=== INSTRUCTION ===
Return only the lines from the top of the data down to the one that holds "238, 239, 239, 240, 240, 240, 240, 241, 241];", both included, without any pictures.

=== INFORMATION SUPPLIED ===

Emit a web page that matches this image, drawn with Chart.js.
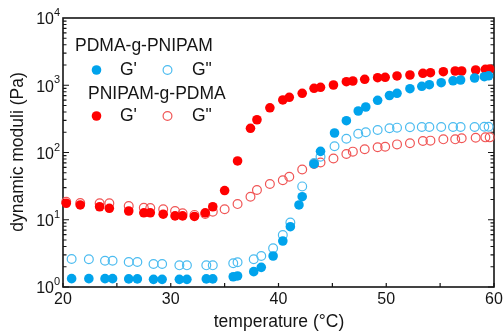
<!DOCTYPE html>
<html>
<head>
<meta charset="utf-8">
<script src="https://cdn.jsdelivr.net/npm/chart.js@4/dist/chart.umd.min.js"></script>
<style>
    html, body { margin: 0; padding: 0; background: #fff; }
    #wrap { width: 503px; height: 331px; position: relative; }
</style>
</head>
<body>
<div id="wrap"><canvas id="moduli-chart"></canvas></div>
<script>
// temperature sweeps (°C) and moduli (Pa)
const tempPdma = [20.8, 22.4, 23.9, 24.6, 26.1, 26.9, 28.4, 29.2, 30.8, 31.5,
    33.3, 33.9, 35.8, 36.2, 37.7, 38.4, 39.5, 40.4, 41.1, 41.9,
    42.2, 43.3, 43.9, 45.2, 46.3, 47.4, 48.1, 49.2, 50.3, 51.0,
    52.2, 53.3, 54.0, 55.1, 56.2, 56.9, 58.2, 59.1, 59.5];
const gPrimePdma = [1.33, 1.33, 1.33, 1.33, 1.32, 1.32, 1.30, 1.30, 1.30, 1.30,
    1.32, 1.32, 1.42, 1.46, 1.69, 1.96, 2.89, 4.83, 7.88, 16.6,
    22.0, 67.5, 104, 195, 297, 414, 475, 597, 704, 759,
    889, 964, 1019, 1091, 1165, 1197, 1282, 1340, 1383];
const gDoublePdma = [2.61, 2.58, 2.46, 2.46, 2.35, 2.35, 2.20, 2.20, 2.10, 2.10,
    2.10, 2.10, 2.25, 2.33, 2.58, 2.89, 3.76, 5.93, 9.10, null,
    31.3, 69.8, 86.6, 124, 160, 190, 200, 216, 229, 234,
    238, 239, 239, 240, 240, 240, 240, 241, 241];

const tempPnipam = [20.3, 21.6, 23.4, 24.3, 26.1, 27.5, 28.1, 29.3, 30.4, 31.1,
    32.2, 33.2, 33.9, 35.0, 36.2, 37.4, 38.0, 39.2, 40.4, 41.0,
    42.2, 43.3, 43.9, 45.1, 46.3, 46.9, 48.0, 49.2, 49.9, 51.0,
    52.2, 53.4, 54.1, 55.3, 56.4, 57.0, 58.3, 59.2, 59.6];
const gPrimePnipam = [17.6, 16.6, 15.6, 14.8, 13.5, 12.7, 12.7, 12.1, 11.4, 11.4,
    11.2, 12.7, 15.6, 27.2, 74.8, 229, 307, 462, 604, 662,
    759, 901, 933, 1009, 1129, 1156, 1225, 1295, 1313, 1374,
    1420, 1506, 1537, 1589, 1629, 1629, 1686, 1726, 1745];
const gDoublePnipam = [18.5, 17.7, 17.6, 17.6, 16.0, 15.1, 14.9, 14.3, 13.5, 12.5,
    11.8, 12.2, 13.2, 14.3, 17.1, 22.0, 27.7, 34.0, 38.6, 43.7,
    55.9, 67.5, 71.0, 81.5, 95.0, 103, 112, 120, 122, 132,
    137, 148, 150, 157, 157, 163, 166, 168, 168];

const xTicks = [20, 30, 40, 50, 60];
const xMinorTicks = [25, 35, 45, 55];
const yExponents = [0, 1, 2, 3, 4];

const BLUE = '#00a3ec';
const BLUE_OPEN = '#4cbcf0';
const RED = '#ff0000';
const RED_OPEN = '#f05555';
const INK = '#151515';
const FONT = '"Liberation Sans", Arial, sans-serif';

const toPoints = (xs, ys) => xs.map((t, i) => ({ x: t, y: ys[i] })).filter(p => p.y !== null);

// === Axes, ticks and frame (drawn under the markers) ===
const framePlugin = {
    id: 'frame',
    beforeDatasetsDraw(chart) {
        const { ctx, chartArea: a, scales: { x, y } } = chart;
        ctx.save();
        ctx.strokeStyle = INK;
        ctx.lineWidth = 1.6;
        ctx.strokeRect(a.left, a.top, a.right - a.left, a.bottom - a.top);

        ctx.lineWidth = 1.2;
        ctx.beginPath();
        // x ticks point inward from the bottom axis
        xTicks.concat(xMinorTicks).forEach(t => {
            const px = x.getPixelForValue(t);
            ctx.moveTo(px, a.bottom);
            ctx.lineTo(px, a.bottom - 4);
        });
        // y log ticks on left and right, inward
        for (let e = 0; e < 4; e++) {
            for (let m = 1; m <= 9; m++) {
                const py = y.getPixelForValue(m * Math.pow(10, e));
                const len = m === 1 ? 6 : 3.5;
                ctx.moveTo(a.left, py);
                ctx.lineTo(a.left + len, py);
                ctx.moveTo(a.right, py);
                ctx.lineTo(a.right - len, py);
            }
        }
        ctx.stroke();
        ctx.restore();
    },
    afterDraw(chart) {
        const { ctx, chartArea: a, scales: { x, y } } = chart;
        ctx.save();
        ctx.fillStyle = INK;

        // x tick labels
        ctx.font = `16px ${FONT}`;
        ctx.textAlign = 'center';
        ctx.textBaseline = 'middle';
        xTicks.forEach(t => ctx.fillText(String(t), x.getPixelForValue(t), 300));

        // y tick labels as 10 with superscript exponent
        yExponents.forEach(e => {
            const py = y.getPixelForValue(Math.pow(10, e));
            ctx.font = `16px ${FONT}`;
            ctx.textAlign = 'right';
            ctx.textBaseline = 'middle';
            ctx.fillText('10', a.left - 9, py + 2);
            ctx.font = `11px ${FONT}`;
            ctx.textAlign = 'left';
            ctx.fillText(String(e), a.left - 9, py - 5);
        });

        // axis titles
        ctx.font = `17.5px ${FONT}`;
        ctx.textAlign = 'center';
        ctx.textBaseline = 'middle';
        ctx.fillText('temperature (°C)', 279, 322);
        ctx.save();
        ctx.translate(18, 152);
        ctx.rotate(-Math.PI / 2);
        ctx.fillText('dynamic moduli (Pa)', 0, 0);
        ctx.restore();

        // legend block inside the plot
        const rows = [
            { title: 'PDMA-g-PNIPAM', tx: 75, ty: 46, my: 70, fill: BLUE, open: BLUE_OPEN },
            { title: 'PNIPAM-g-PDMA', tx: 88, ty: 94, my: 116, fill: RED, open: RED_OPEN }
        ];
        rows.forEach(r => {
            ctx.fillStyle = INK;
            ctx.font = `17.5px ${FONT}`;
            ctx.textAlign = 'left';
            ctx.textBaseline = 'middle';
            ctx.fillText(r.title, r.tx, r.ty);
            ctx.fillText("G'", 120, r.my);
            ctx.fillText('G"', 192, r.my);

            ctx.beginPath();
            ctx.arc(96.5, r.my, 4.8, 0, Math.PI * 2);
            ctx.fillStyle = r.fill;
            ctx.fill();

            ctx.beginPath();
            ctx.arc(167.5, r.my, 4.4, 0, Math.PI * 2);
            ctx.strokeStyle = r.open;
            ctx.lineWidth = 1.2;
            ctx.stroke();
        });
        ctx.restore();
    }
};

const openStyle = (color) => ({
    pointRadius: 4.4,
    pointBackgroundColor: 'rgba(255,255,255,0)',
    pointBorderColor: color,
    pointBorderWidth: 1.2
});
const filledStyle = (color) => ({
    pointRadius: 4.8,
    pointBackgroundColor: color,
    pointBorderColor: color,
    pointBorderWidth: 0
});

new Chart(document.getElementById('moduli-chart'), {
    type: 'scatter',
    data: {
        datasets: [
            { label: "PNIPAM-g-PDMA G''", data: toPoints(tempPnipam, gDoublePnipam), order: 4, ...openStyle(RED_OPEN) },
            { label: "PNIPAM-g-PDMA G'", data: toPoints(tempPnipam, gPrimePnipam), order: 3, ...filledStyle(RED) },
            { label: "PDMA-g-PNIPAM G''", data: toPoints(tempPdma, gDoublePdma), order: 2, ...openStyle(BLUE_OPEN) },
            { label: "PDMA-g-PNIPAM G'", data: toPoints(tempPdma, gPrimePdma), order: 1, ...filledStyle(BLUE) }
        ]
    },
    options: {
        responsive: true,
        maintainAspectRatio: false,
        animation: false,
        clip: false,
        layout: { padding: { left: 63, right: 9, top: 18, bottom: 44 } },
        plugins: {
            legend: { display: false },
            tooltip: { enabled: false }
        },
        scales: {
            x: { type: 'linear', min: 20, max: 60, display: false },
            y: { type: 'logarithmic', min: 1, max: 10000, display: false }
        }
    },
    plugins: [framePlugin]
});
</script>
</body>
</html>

=== FINISHED ANSWER ===
Emit a web page that matches this image, drawn with Chart.js.
<!DOCTYPE html>
<html>
<head>
<meta charset="utf-8">
<script src="https://cdn.jsdelivr.net/npm/chart.js@4/dist/chart.umd.min.js"></script>
<style>
    html, body { margin: 0; padding: 0; background: #fff; }
    #wrap { width: 503px; height: 331px; position: relative; }
</style>
</head>
<body>
<div id="wrap"><canvas id="moduli-chart"></canvas></div>
<script>
// temperature sweeps (°C) and moduli (Pa)
const tempPdma = [20.8, 22.4, 23.9, 24.6, 26.1, 26.9, 28.4, 29.2, 30.8, 31.5,
    33.3, 33.9, 35.8, 36.2, 37.7, 38.4, 39.5, 40.4, 41.1, 41.9,
    42.2, 43.3, 43.9, 45.2, 46.3, 47.4, 48.1, 49.2, 50.3, 51.0,
    52.2, 53.3, 54.0, 55.1, 56.2, 56.9, 58.2, 59.1, 59.5];
const gPrimePdma = [1.33, 1.33, 1.33, 1.33, 1.32, 1.32, 1.30, 1.30, 1.30, 1.30,
    1.32, 1.32, 1.42, 1.46, 1.69, 1.96, 2.89, 4.83, 7.88, 16.6,
    22.0, 67.5, 104, 195, 297, 414, 475, 597, 704, 759,
    889, 964, 1019, 1091, 1165, 1197, 1282, 1340, 1383];
const gDoublePdma = [2.61, 2.58, 2.46, 2.46, 2.35, 2.35, 2.20, 2.20, 2.10, 2.10,
    2.10, 2.10, 2.25, 2.33, 2.58, 2.89, 3.76, 5.93, 9.10, null,
    31.3, 69.8, 86.6, 124, 160, 190, 200, 216, 229, 234,
    238, 239, 239, 240, 240, 240, 240, 241, 241];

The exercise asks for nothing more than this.